PROBLEM STATEMENT: Return the material word for word. Do not include pictures.

[SOURCE DATA start]

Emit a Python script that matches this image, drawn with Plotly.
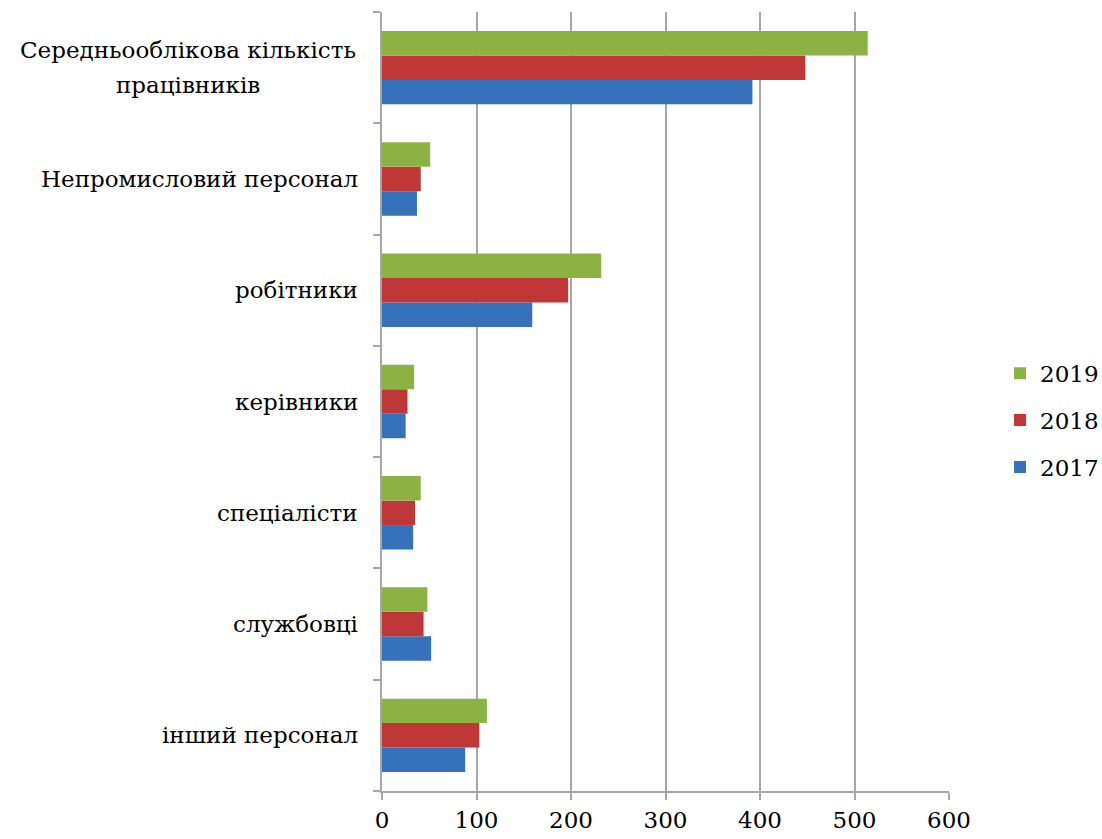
import plotly.graph_objects as go

# Categories, listed top to bottom as they appear on the chart
categories = [
    "Середньооблікова кількість<br>працівників",
    "Непромисловий персонал",
    "робітники",
    "керівники",
    "спеціалісти",
    "службовці",
    "інший персонал",
]

values_2017 = [392, 37, 159, 25, 33, 52, 88]
values_2018 = [448, 41, 197, 27, 35, 44, 103]
values_2019 = [514, 51, 232, 34, 41, 48, 111]

x_ticks = [0, 100, 200, 300, 400, 500, 600]

series = [
    ("2017", values_2017, "#3572BB", 3),
    ("2018", values_2018, "#BF3737", 2),
    ("2019", values_2019, "#8DB244", 1),
]

FONT = "DejaVu Serif"
GRID = "#A6A6A6"
LINE_STEP = 35  # vertical spacing between lines of a wrapped category label

fig = go.Figure()
for name, vals, color, rank in series:
    fig.add_trace(go.Bar(
        name=name,
        legendgroup=name,
        legendrank=rank,
        x=vals,
        y=categories,
        orientation="h",
        marker=dict(color=color, line=dict(width=0)),
    ))

# Category labels: each line is a centred annotation right of the label column
for cat in categories:
    lines = cat.split("<br>")
    widest = max(len(s) for s in lines)
    for i, line in enumerate(lines):
        fig.add_annotation(
            x=0, xref="paper", y=cat, yref="y",
            text=line, showarrow=False,
            xanchor="center" if len(lines) > 1 else "right",
            xshift=-22 - (widest * 6.6 if len(lines) > 1 else 0),
            yshift=((len(lines) - 1) / 2 - i) * LINE_STEP,
            font=dict(family=FONT, size=23, color="#000000"),
        )

fig.update_layout(
    width=1102, height=839,
    margin=dict(l=382, r=153, t=12, b=48, autoexpand=False),
    paper_bgcolor="white", plot_bgcolor="white",
    barmode="group", bargap=0.34, bargroupgap=0,
    font=dict(family=FONT, size=23, color="#000000"),
    legend=dict(
        traceorder="grouped",
        x=1.09, xanchor="left", y=0.476, yanchor="middle",
        font=dict(family=FONT, size=23),
        itemwidth=30, tracegroupgap=14,
        bgcolor="rgba(0,0,0,0)",
    ),
    xaxis=dict(
        range=[0, 600], tickvals=x_ticks, ticktext=[str(t) for t in x_ticks],
        showgrid=True, gridcolor=GRID, gridwidth=2,
        showline=True, linecolor=GRID, linewidth=2,
        ticks="outside", ticklen=7, tickcolor=GRID, tickwidth=2,
        tickfont=dict(family=FONT, size=23),
        zeroline=False,
    ),
    yaxis=dict(
        categoryorder="array", categoryarray=list(reversed(categories)),
        showticklabels=False,
        showgrid=False, showline=True, linecolor=GRID, linewidth=2,
        ticks="outside", tickson="boundaries", ticklen=7,
        tickcolor=GRID, tickwidth=2,
        zeroline=False,
    ),
)

fig.write_html("out.html")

[SOURCE DATA end]

WRITTEN RESPONSE:
Emit a Python script that matches this image, drawn with Plotly.
import plotly.graph_objects as go

# Categories, listed top to bottom as they appear on the chart
categories = [
    "Середньооблікова кількість<br>працівників",
    "Непромисловий персонал",
    "робітники",
    "керівники",
    "спеціалісти",
    "службовці",
    "інший персонал",
]

values_2017 = [392, 37, 159, 25, 33, 52, 88]
values_2018 = [448, 41, 197, 27, 35, 44, 103]
values_2019 = [514, 51, 232, 34, 41, 48, 111]

x_ticks = [0, 100, 200, 300, 400, 500, 600]

series = [
    ("2017", values_2017, "#3572BB", 3),
    ("2018", values_2018, "#BF3737", 2),
    ("2019", values_2019, "#8DB244", 1),
]

FONT = "DejaVu Serif"
GRID = "#A6A6A6"
LINE_STEP = 35  # vertical spacing between lines of a wrapped category label

fig = go.Figure()
for name, vals, color, rank in series:
    fig.add_trace(go.Bar(
        name=name,
        legendgroup=name,
        legendrank=rank,
        x=vals,
        y=categories,
        orientation="h",
        marker=dict(color=color, line=dict(width=0)),
    ))

# Category labels: each line is a centred annotation right of the label column
for cat in categories:
    lines = cat.split("<br>")
    widest = max(len(s) for s in lines)
    for i, line in enumerate(lines):
        fig.add_annotation(
            x=0, xref="paper", y=cat, yref="y",
            text=line, showarrow=False,
            xanchor="center" if len(lines) > 1 else "right",
            xshift=-22 - (widest * 6.6 if len(lines) > 1 else 0),
            yshift=((len(lines) - 1) / 2 - i) * LINE_STEP,
            font=dict(family=FONT, size=23, color="#000000"),
        )

fig.update_layout(
    width=1102, height=839,
    margin=dict(l=382, r=153, t=12, b=48, autoexpand=False),
    paper_bgcolor="white", plot_bgcolor="white",
    barmode="group", bargap=0.34, bargroupgap=0,
    font=dict(family=FONT, size=23, color="#000000"),
    legend=dict(
        traceorder="grouped",
        x=1.09, xanchor="left", y=0.476, yanchor="middle",
        font=dict(family=FONT, size=23),
        itemwidth=30, tracegroupgap=14,
        bgcolor="rgba(0,0,0,0)",
    ),
    xaxis=dict(
        range=[0, 600], tickvals=x_ticks, ticktext=[str(t) for t in x_ticks],
        showgrid=True, gridcolor=GRID, gridwidth=2,
        showline=True, linecolor=GRID, linewidth=2,
        ticks="outside", ticklen=7, tickcolor=GRID, tickwidth=2,
        tickfont=dict(family=FONT, size=23),
        zeroline=False,
    ),
    yaxis=dict(
        categoryorder="array", categoryarray=list(reversed(categories)),
        showticklabels=False,
        showgrid=False, showline=True, linecolor=GRID, linewidth=2,
        ticks="outside", tickson="boundaries", ticklen=7,
        tickcolor=GRID, tickwidth=2,
        zeroline=False,
    ),
)

fig.write_html("out.html")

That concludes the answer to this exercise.